AGAMA Islam mengatur seluruh aspek kehidupan termasuk urusan duduk. Untuk yang satu ini, memang kurang mendapat perhatian serius. Sebagian berpikir, bagaimana bisa duduk saja sampai diatur dalam agama.
Namun begitulah ajaran Islam, setiap sendi kehidupan bernapas dengan aturan yang sudah ditetapkan. Peraturan yang dibuat, bukan bermaksud memberatkan, namun justru berdampak positif baik dari segi sosial dan kesehatan.
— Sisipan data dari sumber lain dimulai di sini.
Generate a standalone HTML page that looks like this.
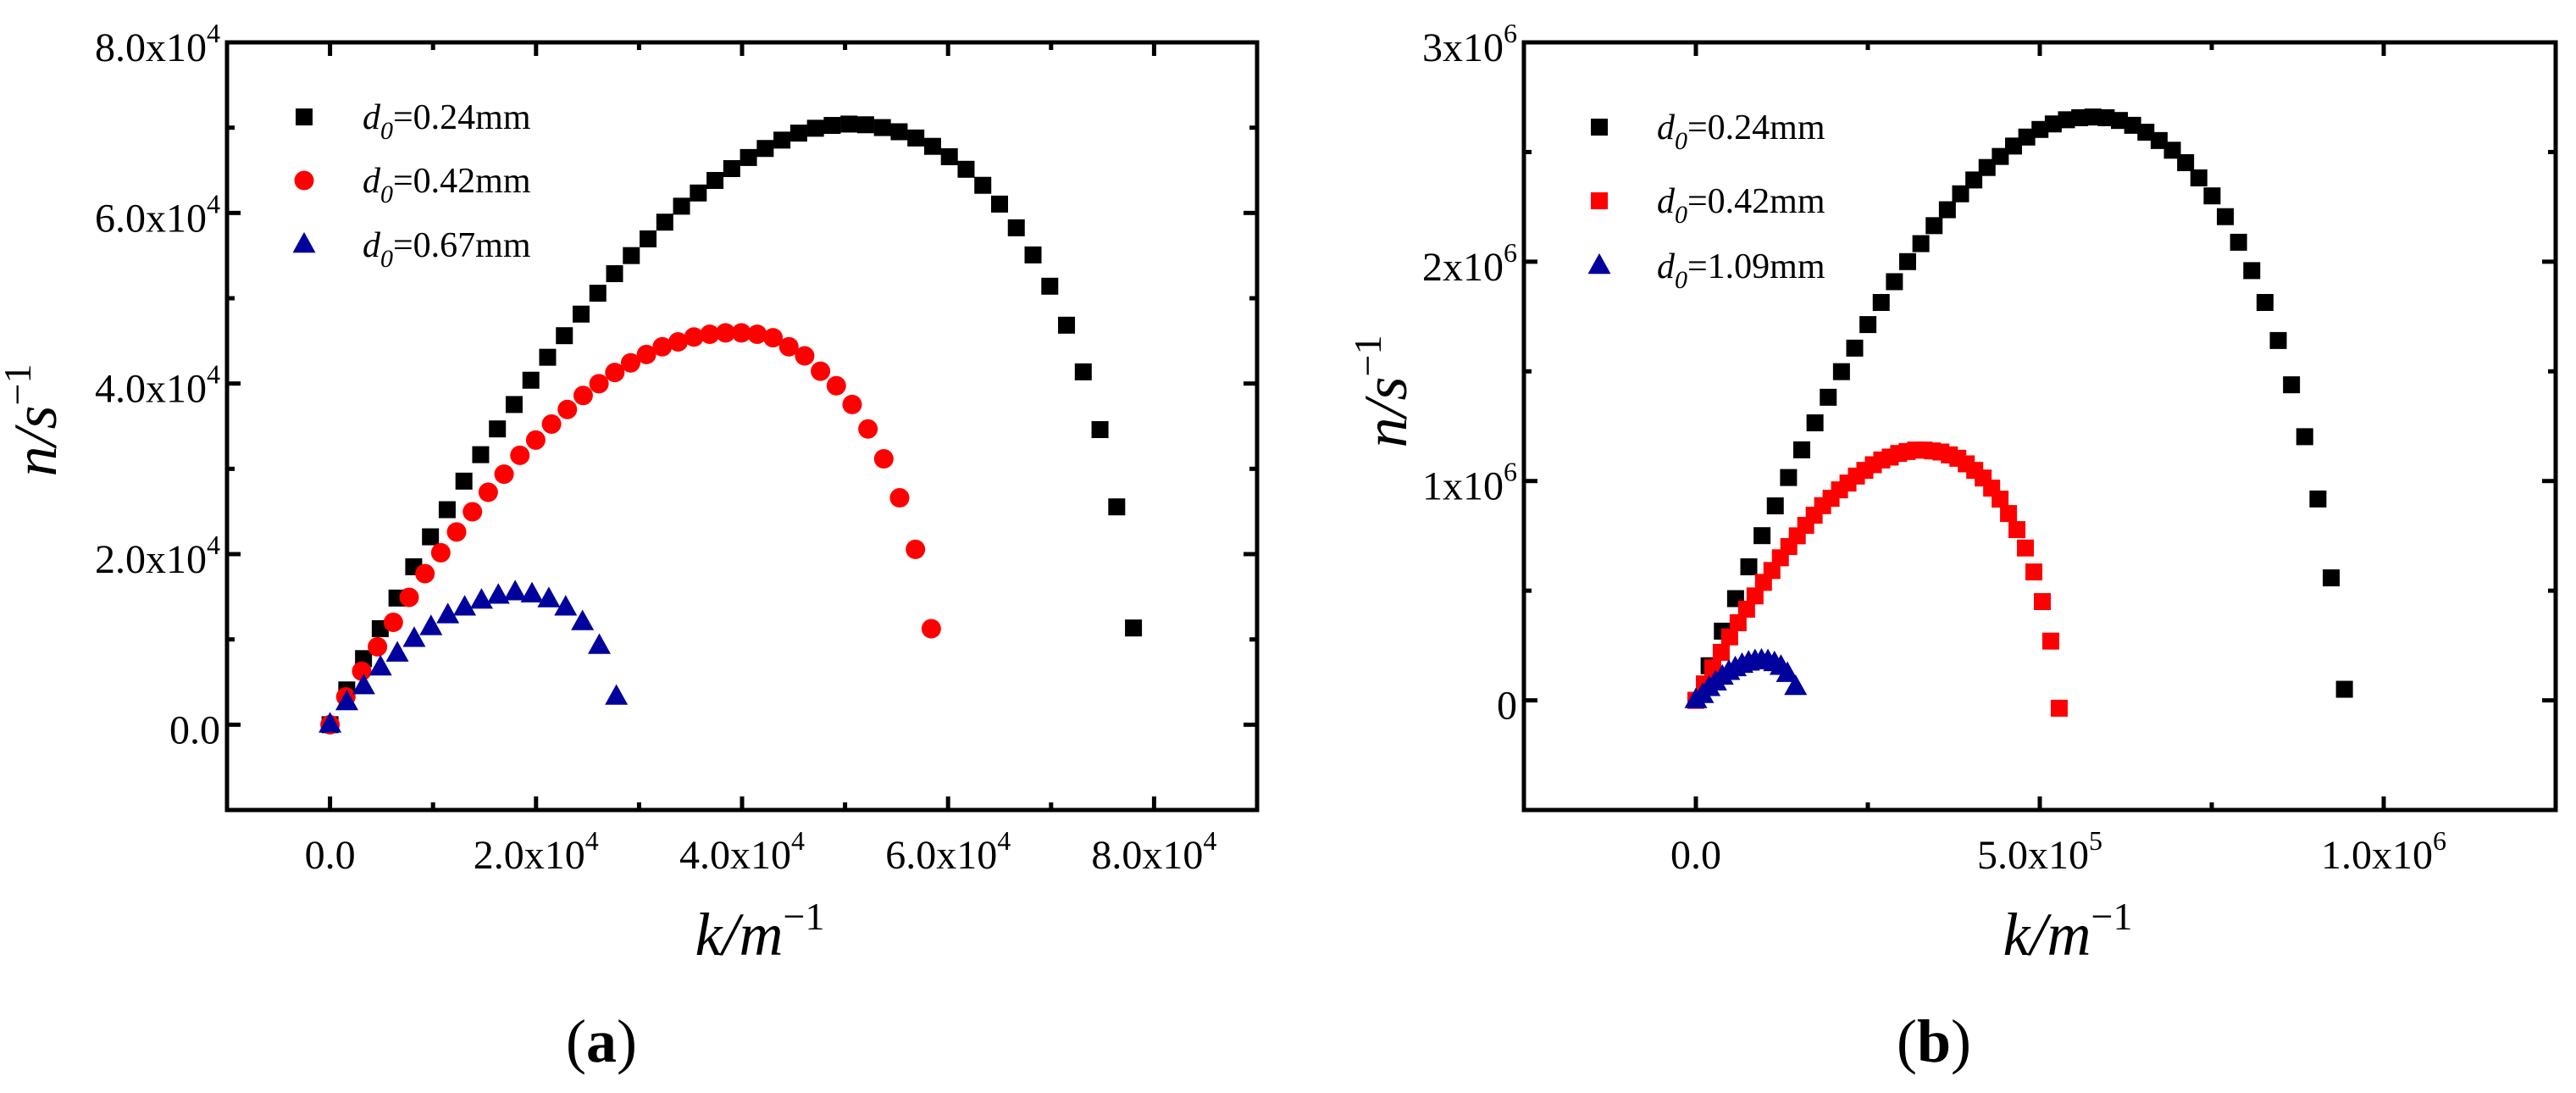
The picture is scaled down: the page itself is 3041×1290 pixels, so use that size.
<!DOCTYPE html>
<html><head><meta charset="utf-8"><style>
html,body{margin:0;padding:0;background:#fff;}
svg{display:block;}
svg text{font-family:"Liberation Serif","Times New Roman",serif;}
</style></head><body>
<svg id="fig" width="3041" height="1290" viewBox="0 0 3041 1290" xmlns="http://www.w3.org/2000/svg" font-family="'Liberation Serif', serif"></svg>
<script>
// ---------- Panel (a) data ----------
const aBlackX=[0,1625,3250,4875,6500,8125,9750,11375,13000,14625,16250,17875,19500,21125,22750,24375,26000,27625,29250,30875,32500,34125,35750,37375,39000,40625,42250,43875,45500,47125,48750,50375,52000,53625,55250,56875,58500,60125,61750,63375,65000,66625,68250,69875,71500,73125,74750,76375,78000];
const aBlackY=[0,4080,7750,11260,14850,18520,22030,25210,28560,31660,34680,37540,40390,43080,45610,48140,50590,52880,55000,56960,58920,60790,62340,63810,65200,66500,67560,68540,69360,69930,70260,70420,70340,70010,69520,68790,67810,66590,65120,63240,61040,58260,55080,51410,46840,41370,34600,25540,11340];
const aRedX=[0,1536,3072,4608,6144,7680,9216,10752,12288,13824,15360,16896,18432,19968,21504,23040,24576,26112,27648,29184,30720,32256,33792,35328,36864,38400,39936,41472,43008,44544,46080,47616,49152,50688,52224,53760,55296,56832,58370];
const aRedY=[0,3260,6280,9140,12000,14930,17710,20160,22600,24970,27250,29380,31580,33370,35250,36960,38600,39980,41290,42430,43410,44310,44880,45450,45780,45940,45940,45780,45370,44310,43250,41450,39740,37540,34680,31170,26600,20560,11260];
const aBlueX=[0,1634,3268,4902,6536,8170,9804,11438,13072,14706,16340,17974,19608,21242,22876,24510,26144,27800];
const aBlueY=[0,2610,4490,6690,8320,10040,11420,12810,13710,14520,15100,15500,15260,14690,13710,12000,9220,3260];
const aXTicks=[0,20000,40000,60000,80000];
const aXTickMant=["0.0","2.0x10","4.0x10","6.0x10","8.0x10"];
const aXTickExp=["","4","4","4","4"];
const aYTicks=[0,20000,40000,60000,80000];
const aYTickMant=["0.0","2.0x10","4.0x10","6.0x10","8.0x10"];
const aYTickExp=["","4","4","4","4"];
const aLegend=["0.24mm","0.42mm","0.67mm"];
// ---------- Panel (b) data ----------
const bBlackX=[0,19243,38486,57729,76972,96215,115458,134701,153944,173187,192430,211673,230916,250159,269402,288645,307888,327131,346374,365617,384860,404103,423346,442589,461832,481075,500318,519561,538804,558047,577290,596533,615776,635019,654262,673505,692748,711991,731234,750477,769720,788963,808206,827449,846692,865935,885178,904421,923664,942900];
const bBlackY=[0,157700,315500,463800,608900,750900,886600,1015900,1142100,1265200,1381900,1498600,1605900,1713200,1814100,1908800,2000300,2082300,2164300,2236900,2309500,2372600,2429400,2479800,2527200,2568200,2602900,2628100,2647100,2656500,2659700,2656500,2643900,2621800,2590300,2552400,2508200,2451400,2382000,2300000,2205300,2088600,1959300,1814100,1640600,1438700,1202100,918100,558400,50500];
const bRedX=[0,12285,24570,36855,49140,61425,73710,85995,98280,110565,122850,135135,147420,159705,171990,184275,196560,208845,221130,233415,245700,257985,270270,282555,294840,307125,319410,331695,343980,356265,368550,380835,393120,405405,417690,429975,442260,454545,466830,479115,491400,503685,515970,528255];
const bRedY=[0,74900,148200,218800,289400,353900,415600,476200,537900,592000,649900,701200,750200,797700,844000,887600,921100,959700,990600,1022600,1048500,1074300,1096000,1109100,1125700,1134500,1141100,1141100,1137200,1132200,1119100,1103700,1078200,1048500,1013700,967400,917300,851700,778400,694600,585400,450300,270100,-35900];
const bBlueX=[0,9800,19200,28700,38500,47900,57300,67100,76600,86000,95400,104800,114300,123700,133100,145000];
const bBlueY=[0,23200,55500,81000,106900,128900,145500,160900,171300,177500,180200,177500,168600,152000,119600,60000];
const bXTicks=[0,500000,1000000];
const bXTickMant=["0.0","5.0x10","1.0x10"];
const bXTickExp=["","5","6"];
const bYTicks=[0,1000000,2000000,3000000];
const bYTickMant=["0","1x10","2x10","3x10"];
const bYTickExp=["","6","6","6"];
const bLegend=["0.24mm","0.42mm","1.09mm"];

const NS="http://www.w3.org/2000/svg";
const svg=document.getElementById('fig');
function mk(tag,attrs,parent){const e=document.createElementNS(NS,tag);for(const k in attrs)e.setAttribute(k,attrs[k]);(parent||svg).appendChild(e);return e;}

function panel(cfg){
  const g=mk('g',{});
  
  
  const sx=v=>cfg.x0+(v-cfg.xmin)/(cfg.xmax-cfg.xmin)*(cfg.x1-cfg.x0);
  const sy=v=>cfg.y1-(v-cfg.ymin)/(cfg.ymax-cfg.ymin)*(cfg.y1-cfg.y0);
  const tg=mk('g',{stroke:'#000','stroke-width':5},g);
  
  
  for(let v=cfg.xmin+cfg.xminor;v<cfg.xmax-1e-6;v+=cfg.xminor){
    const x=sx(v);const major=Math.abs(v/cfg.xmajor-Math.round(v/cfg.xmajor))<1e-6;const L=major?16:9;
    mk('line',{x1:x,x2:x,y1:cfg.y1,y2:cfg.y1-L},tg);
    mk('line',{x1:x,x2:x,y1:cfg.y0,y2:cfg.y0+L},tg);
  }
  for(let v=cfg.ymin+cfg.yminor;v<cfg.ymax-1e-6;v+=cfg.yminor){
    const y=sy(v);const major=Math.abs(v/cfg.ymajor-Math.round(v/cfg.ymajor))<1e-6;const L=major?16:9;
    mk('line',{y1:y,y2:y,x1:cfg.x0,x2:cfg.x0+L},tg);
    mk('line',{y1:y,y2:y,x1:cfg.x1,x2:cfg.x1-L},tg);
  }
  const frame=mk('rect',{x:cfg.x0,y:cfg.y0,width:cfg.x1-cfg.x0,height:cfg.y1-cfg.y0,fill:'none',stroke:'#000','stroke-width':5},g);
  
  
  cfg.xt.forEach((v,i)=>{
    const t=mk('text',{x:sx(v),y:1025,'font-size':48,'text-anchor':'middle'},g);
    
    
    t.textContent=cfg.xm[i];
    if(cfg.xe[i]){const s=mk('tspan',{dy:-22,'font-size':32},t);s.textContent=cfg.xe[i];}
  });
  cfg.yt.forEach((v,i)=>{
    const t=mk('text',{x:cfg.x0-8,y:sy(v)+22,'font-size':48,'text-anchor':'end'},g);
    
    
    t.textContent=cfg.ym[i];
    if(cfg.ye[i]){const s=mk('tspan',{dy:-22,'font-size':32},t);s.textContent=cfg.ye[i];}
  });
  const xt=mk('text',{x:cfg.xtx,y:1127,'font-size':72,'text-anchor':'middle'},g);
  
  
  xt.innerHTML='<tspan font-style="italic">k/m</tspan><tspan font-size="46" dy="-30">−1</tspan>';
  const yt=mk('text',{x:0,y:0,'font-size':72,'text-anchor':'middle',transform:`translate(${cfg.ytx},${cfg.yty}) rotate(-90)`},g);
  
  
  yt.innerHTML='<tspan font-style="italic">n/s</tspan><tspan font-size="46" dy="-30">−1</tspan>';
  const pl=mk('text',{x:cfg.plx,y:1253,'font-size':72,'text-anchor':'middle'},g);
  
  
  pl.innerHTML='(<tspan font-weight="bold">'+cfg.letter+'</tspan>)';
  cfg.series.forEach(s=>{
    const sg=mk('g',{fill:s.color},g);
    
    
    s.xs.forEach((xv,i)=>drawMarker(sg,s.shape,sx(xv),sy(s.ys[i]),s.size));
  });
  const lg=mk('g',{},g);
  
  
  cfg.series.forEach((s,i)=>{
    const y=cfg.legY[i];
    const eg=mk('g',{fill:s.color},lg);
    
    
    drawMarker(eg,s.shape,cfg.legMX,y,s.size);
    const t=mk('text',{x:cfg.legTX,y:y+14,'font-size':42,fill:'#000'},lg);
    
    
    t.innerHTML='<tspan font-style="italic">d</tspan><tspan font-style="italic" font-size="30" dy="12">0</tspan><tspan dy="-12">='+cfg.leg[i]+'</tspan>';
  });
}
function drawMarker(g,shape,x,y,sz){
  if(shape==='sq'){mk('rect',{x:x-sz/2,y:y-sz/2,width:sz,height:sz},g);}
  else if(shape==='ci'){mk('circle',{cx:x,cy:y,r:sz/2},g);}
  else{const h=sz*0.9;mk('polygon',{points:`${x},${y-h*0.62} ${x-sz/2},${y+h*0.38} ${x+sz/2},${y+h*0.38}`},g);}
}
panel({name:'panel-a',letter:'a',x0:268,x1:1484,y0:50,y1:956,xmin:-10000,xmax:90000,ymin:-10000,ymax:80000,
  xminor:10000,xmajor:20000,yminor:10000,ymajor:20000,
  xt:aXTicks,xm:aXTickMant,xe:aXTickExp,yt:aYTicks,ym:aYTickMant,ye:aYTickExp,
  xtx:897,ytx:66,yty:496,plx:710,legY:[138,213,289],legMX:359,legTX:428,leg:aLegend,
  series:[{name:'series-d0-0.24mm',color:'#000000',shape:'sq',size:20,xs:aBlackX,ys:aBlackY},
          {name:'series-d0-0.42mm',color:'#ff0000',shape:'ci',size:23,xs:aRedX,ys:aRedY},
          {name:'series-d0-0.67mm',color:'#00009c',shape:'tr',size:27,xs:aBlueX,ys:aBlueY}]});
panel({name:'panel-b',letter:'b',x0:1799,x1:3017,y0:50,y1:956,xmin:-250000,xmax:1250000,ymin:-500000,ymax:3000000,
  xminor:250000,xmajor:500000,yminor:500000,ymajor:1000000,
  xt:bXTicks,xm:bXTickMant,xe:bXTickExp,yt:bYTicks,ym:bYTickMant,ye:bYTickExp,
  xtx:2441,ytx:1660,yty:462,plx:2283,legY:[150,237,314],legMX:1888,legTX:1956,leg:bLegend,
  series:[{name:'series-d0-0.24mm',color:'#000000',shape:'sq',size:20,xs:bBlackX,ys:bBlackY},
          {name:'series-d0-0.42mm',color:'#ff0000',shape:'sq',size:20,xs:bRedX,ys:bRedY},
          {name:'series-d0-1.09mm',color:'#00009c',shape:'tr',size:27,xs:bBlueX,ys:bBlueY}]});
</script>
</body></html>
Ternyata cara duduk juga diatur sedemikian rupa. Melalui Rasulullah shallallahu ‘alaihi wasallam, Allah mengabarkan Dia begitu murka dengan hamba-hamba-Nya yang duduk seperti ini. Sebagai muslim, sudah selayaknya kita menjauhi apa yang diperintahkan Rasul, termasuk menghindari duduk seperti berikut.
Ternyata duduk yang dimurkai Allah adalah dengan meletakkan tangan kiri di belakang dan dijadikan sandaran atau tumpuan. Bukankah ini sering kita lakukan? Terutama saat duduk di lantai saat menghadiri jamuan, saat bersantai bersama keluarga atau saat berada di dalam masjid.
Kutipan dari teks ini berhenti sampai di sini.